What do you do when the words just aren't coming?This is happening right now in fact.
Most of the time if words aren't flowing it's because I, as the author, have done something that my characters don't agree and/or I don't have a specific enough situation/image to describe. There are several ways to get around this.
1) I go back to source material/do some research.
Overall, my writing base is from research. As a result, I tend to get my best ideas from researching a problem. If it is fanfic, I go back to the source material for inspiration. If that doesn't work I try to focus on character elements. If there is secondary canon (expanded universe) I will approach that next. 90% of the time this will work for me.
2) I try to get into a character's head/motivation.
Often, if a character stops "speaking" to me it is because he/she/they are unhappy with what I have planned. I may have a situation or plot point in mind and they really don't care much for it. It's too intimate. It's a fight they don't believe in. It's a situation that they feel they wouldn't participate in. There's an outcome they don't like. In most writer's circles this is called "writing yourself into a corner" or "writer's block."
Generally, the reason you block yourself has to do with making the characters you create try to do things they don't want to do. I will sometimes skip ahead in a story -- ignore the part that isn't coming -- and see if I can get back on track that way. Sometimes this works. Everyone once in a while I can change character perspective and get the story told that way. If one character doesn't like a situation that doesn't mean another won't find it perfectly plausible.

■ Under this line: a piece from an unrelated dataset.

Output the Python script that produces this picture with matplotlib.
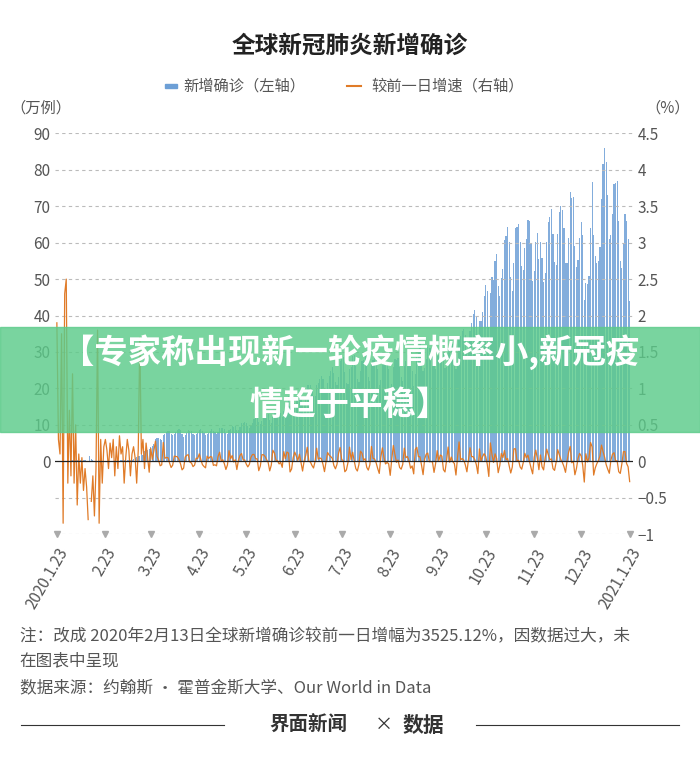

So I try to get into the mind of the character that won't talk to me (music, food, drink, whatever) and if that doesn't work I take a look at the other characters in the scene and see if one of them will tell me what's going on.
3) Force it.
Sometimes the words just don't come easy no matter what you do. This is when discipline as a writer shows up. I've had 10,000 word days and I've had 400 word days. Sometimes I just try to think of it in 100 word blocks. It's frustrating when it moves like this instead of flowing but just because you had to work hard for the words to come doesn't make them any less than when they come easy.
Currently, I've already tried shifting to a different scene, wrote that one, and now I'm really kind of stuck. Part of it is a lack of specificity. I know a pair of people need to have a conversation -- a very important one to both of them -- but the time line is unclear on when and where this could occur in canon. I have to make some decisions about timeline that may or may not contradict canon to affix the timeline and I really don't like messing around with canon. So I've been doing a lot of research to take away that ambiguity. Once I get the timeline part sorted I then have to make a decision about where the conversation takes place. This will also tell me the rest of the parts of the story that follow.
I'm trying, as I go forward, to ignore the time and place issues and to get part of the dialogue down. Dialogue is something I tend to hack about half of after writing. People tend to say more with their bodies and faces than with their words. And, when the people involved in the conversation know each other very well they actually say less because of assumptions and the ability to read body language. So I can count on cutting 1/3 to 1/3 of any dialogue I write.
Even the dialogue isn't coming easy. Neither of the two characters in this situation really WANT this conversation to happen because of the outcome. It's painful and momentous and it will mean the end of the story. I think, overall, as a writer I'm not entirely comfortable with that and neither are the characters so we're all putting it off. *g* Still, if I keep forcing things -- going a small bit at a time -- I'll make some progress.
And some progress is always better than none at all.
Overall, writing is a skill. Sure, inspiration and creativity fall in their proper places with a story but if you don't practice researching things and you don't work hard on your technical skills then all the creativity in the world won't make what you put down any good. And when you run into situations like "writer's block" and words don't come easy it is really more about your discipline as a writer to get out of the situation than it is the creativity. If you push long enough, you'll break through and come up with something. But if you don't try -- how will you get it done?